**Short problem:** Output the lines that follow exactly as they are.

**Data lines:**

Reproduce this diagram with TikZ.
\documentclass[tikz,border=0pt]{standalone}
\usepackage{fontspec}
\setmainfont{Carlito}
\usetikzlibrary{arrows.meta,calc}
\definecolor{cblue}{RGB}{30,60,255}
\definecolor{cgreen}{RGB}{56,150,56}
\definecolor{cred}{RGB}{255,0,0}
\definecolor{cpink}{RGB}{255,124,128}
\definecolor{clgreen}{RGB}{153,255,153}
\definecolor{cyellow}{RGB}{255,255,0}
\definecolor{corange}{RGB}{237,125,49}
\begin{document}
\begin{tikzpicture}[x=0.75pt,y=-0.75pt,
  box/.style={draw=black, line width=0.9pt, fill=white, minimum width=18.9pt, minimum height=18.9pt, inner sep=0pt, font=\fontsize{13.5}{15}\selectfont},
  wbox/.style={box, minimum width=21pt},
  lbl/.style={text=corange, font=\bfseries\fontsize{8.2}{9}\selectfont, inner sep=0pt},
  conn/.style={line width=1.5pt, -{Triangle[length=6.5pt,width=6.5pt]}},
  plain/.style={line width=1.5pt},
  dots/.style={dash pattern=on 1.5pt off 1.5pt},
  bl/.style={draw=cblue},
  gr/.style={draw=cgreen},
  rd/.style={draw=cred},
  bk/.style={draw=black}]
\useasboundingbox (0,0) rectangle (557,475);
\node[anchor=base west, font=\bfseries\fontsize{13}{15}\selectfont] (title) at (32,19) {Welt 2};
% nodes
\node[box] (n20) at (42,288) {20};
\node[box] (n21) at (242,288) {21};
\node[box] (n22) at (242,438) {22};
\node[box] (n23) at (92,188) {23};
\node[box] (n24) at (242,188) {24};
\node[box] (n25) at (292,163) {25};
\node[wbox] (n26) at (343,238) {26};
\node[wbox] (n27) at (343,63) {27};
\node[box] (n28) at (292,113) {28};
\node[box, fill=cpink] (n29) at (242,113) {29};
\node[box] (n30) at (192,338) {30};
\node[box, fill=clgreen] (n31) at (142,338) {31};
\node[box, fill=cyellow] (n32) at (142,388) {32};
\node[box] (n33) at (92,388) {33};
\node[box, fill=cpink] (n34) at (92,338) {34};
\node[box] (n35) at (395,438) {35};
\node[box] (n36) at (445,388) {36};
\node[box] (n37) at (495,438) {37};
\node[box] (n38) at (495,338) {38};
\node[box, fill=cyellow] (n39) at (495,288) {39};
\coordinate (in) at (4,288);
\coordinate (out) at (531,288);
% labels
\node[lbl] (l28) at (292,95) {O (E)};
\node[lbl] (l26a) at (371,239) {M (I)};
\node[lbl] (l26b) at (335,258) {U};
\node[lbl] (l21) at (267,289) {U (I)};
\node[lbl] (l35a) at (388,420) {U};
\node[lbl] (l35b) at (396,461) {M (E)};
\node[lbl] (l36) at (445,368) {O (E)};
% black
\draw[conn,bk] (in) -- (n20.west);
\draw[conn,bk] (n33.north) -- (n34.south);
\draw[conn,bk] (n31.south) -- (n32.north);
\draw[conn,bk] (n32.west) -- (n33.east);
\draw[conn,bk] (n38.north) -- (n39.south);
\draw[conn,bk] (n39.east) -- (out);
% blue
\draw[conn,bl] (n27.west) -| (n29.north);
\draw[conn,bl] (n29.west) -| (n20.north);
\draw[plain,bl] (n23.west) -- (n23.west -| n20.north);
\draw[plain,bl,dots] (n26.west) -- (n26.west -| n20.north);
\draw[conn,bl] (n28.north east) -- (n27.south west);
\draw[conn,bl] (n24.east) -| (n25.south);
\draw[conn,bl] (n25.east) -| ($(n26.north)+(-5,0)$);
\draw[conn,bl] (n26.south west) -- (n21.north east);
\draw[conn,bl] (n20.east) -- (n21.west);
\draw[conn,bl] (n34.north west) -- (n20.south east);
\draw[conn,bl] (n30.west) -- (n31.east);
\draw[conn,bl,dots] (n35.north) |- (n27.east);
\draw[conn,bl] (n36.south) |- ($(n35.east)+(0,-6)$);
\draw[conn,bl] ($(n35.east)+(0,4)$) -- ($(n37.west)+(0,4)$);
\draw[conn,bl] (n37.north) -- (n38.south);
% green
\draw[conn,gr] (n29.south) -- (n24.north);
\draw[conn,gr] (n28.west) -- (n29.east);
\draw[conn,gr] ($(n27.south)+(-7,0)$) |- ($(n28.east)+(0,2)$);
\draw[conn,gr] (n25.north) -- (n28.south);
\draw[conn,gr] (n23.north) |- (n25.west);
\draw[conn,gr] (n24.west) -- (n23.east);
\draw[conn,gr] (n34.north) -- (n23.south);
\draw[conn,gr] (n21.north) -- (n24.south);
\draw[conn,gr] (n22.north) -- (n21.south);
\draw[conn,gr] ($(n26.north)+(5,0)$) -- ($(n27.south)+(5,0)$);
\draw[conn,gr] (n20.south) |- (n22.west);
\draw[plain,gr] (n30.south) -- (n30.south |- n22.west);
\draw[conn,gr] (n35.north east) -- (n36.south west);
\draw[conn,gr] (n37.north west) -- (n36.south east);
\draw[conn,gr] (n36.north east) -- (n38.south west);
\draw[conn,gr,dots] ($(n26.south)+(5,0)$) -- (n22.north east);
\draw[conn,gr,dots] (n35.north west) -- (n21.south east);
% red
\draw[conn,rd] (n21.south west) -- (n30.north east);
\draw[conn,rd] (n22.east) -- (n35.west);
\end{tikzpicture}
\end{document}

**Answer to this task:**
Reproduce this diagram with TikZ.
\documentclass[tikz,border=0pt]{standalone}
\usepackage{fontspec}
\setmainfont{Carlito}
\usetikzlibrary{arrows.meta,calc}
\definecolor{cblue}{RGB}{30,60,255}
\definecolor{cgreen}{RGB}{56,150,56}
\definecolor{cred}{RGB}{255,0,0}
\definecolor{cpink}{RGB}{255,124,128}
\definecolor{clgreen}{RGB}{153,255,153}
\definecolor{cyellow}{RGB}{255,255,0}
\definecolor{corange}{RGB}{237,125,49}
\begin{document}
\begin{tikzpicture}[x=0.75pt,y=-0.75pt,
  box/.style={draw=black, line width=0.9pt, fill=white, minimum width=18.9pt, minimum height=18.9pt, inner sep=0pt, font=\fontsize{13.5}{15}\selectfont},
  wbox/.style={box, minimum width=21pt},
  lbl/.style={text=corange, font=\bfseries\fontsize{8.2}{9}\selectfont, inner sep=0pt},
  conn/.style={line width=1.5pt, -{Triangle[length=6.5pt,width=6.5pt]}},
  plain/.style={line width=1.5pt},
  dots/.style={dash pattern=on 1.5pt off 1.5pt},
  bl/.style={draw=cblue},
  gr/.style={draw=cgreen},
  rd/.style={draw=cred},
  bk/.style={draw=black}]
\useasboundingbox (0,0) rectangle (557,475);
\node[anchor=base west, font=\bfseries\fontsize{13}{15}\selectfont] (title) at (32,19) {Welt 2};
% nodes
\node[box] (n20) at (42,288) {20};
\node[box] (n21) at (242,288) {21};
\node[box] (n22) at (242,438) {22};
\node[box] (n23) at (92,188) {23};
\node[box] (n24) at (242,188) {24};
\node[box] (n25) at (292,163) {25};
\node[wbox] (n26) at (343,238) {26};
\node[wbox] (n27) at (343,63) {27};
\node[box] (n28) at (292,113) {28};
\node[box, fill=cpink] (n29) at (242,113) {29};
\node[box] (n30) at (192,338) {30};
\node[box, fill=clgreen] (n31) at (142,338) {31};
\node[box, fill=cyellow] (n32) at (142,388) {32};
\node[box] (n33) at (92,388) {33};
\node[box, fill=cpink] (n34) at (92,338) {34};
\node[box] (n35) at (395,438) {35};
\node[box] (n36) at (445,388) {36};
\node[box] (n37) at (495,438) {37};
\node[box] (n38) at (495,338) {38};
\node[box, fill=cyellow] (n39) at (495,288) {39};
\coordinate (in) at (4,288);
\coordinate (out) at (531,288);
% labels
\node[lbl] (l28) at (292,95) {O (E)};
\node[lbl] (l26a) at (371,239) {M (I)};
\node[lbl] (l26b) at (335,258) {U};
\node[lbl] (l21) at (267,289) {U (I)};
\node[lbl] (l35a) at (388,420) {U};
\node[lbl] (l35b) at (396,461) {M (E)};
\node[lbl] (l36) at (445,368) {O (E)};
% black
\draw[conn,bk] (in) -- (n20.west);
\draw[conn,bk] (n33.north) -- (n34.south);
\draw[conn,bk] (n31.south) -- (n32.north);
\draw[conn,bk] (n32.west) -- (n33.east);
\draw[conn,bk] (n38.north) -- (n39.south);
\draw[conn,bk] (n39.east) -- (out);
% blue
\draw[conn,bl] (n27.west) -| (n29.north);
\draw[conn,bl] (n29.west) -| (n20.north);
\draw[plain,bl] (n23.west) -- (n23.west -| n20.north);
\draw[plain,bl,dots] (n26.west) -- (n26.west -| n20.north);
\draw[conn,bl] (n28.north east) -- (n27.south west);
\draw[conn,bl] (n24.east) -| (n25.south);
\draw[conn,bl] (n25.east) -| ($(n26.north)+(-5,0)$);
\draw[conn,bl] (n26.south west) -- (n21.north east);
\draw[conn,bl] (n20.east) -- (n21.west);
\draw[conn,bl] (n34.north west) -- (n20.south east);
\draw[conn,bl] (n30.west) -- (n31.east);
\draw[conn,bl,dots] (n35.north) |- (n27.east);
\draw[conn,bl] (n36.south) |- ($(n35.east)+(0,-6)$);
\draw[conn,bl] ($(n35.east)+(0,4)$) -- ($(n37.west)+(0,4)$);
\draw[conn,bl] (n37.north) -- (n38.south);
% green
\draw[conn,gr] (n29.south) -- (n24.north);
\draw[conn,gr] (n28.west) -- (n29.east);
\draw[conn,gr] ($(n27.south)+(-7,0)$) |- ($(n28.east)+(0,2)$);
\draw[conn,gr] (n25.north) -- (n28.south);
\draw[conn,gr] (n23.north) |- (n25.west);
\draw[conn,gr] (n24.west) -- (n23.east);
\draw[conn,gr] (n34.north) -- (n23.south);
\draw[conn,gr] (n21.north) -- (n24.south);
\draw[conn,gr] (n22.north) -- (n21.south);
\draw[conn,gr] ($(n26.north)+(5,0)$) -- ($(n27.south)+(5,0)$);
\draw[conn,gr] (n20.south) |- (n22.west);
\draw[plain,gr] (n30.south) -- (n30.south |- n22.west);
\draw[conn,gr] (n35.north east) -- (n36.south west);
\draw[conn,gr] (n37.north west) -- (n36.south east);
\draw[conn,gr] (n36.north east) -- (n38.south west);
\draw[conn,gr,dots] ($(n26.south)+(5,0)$) -- (n22.north east);
\draw[conn,gr,dots] (n35.north west) -- (n21.south east);
% red
\draw[conn,rd] (n21.south west) -- (n30.north east);
\draw[conn,rd] (n22.east) -- (n35.west);
\end{tikzpicture}
\end{document}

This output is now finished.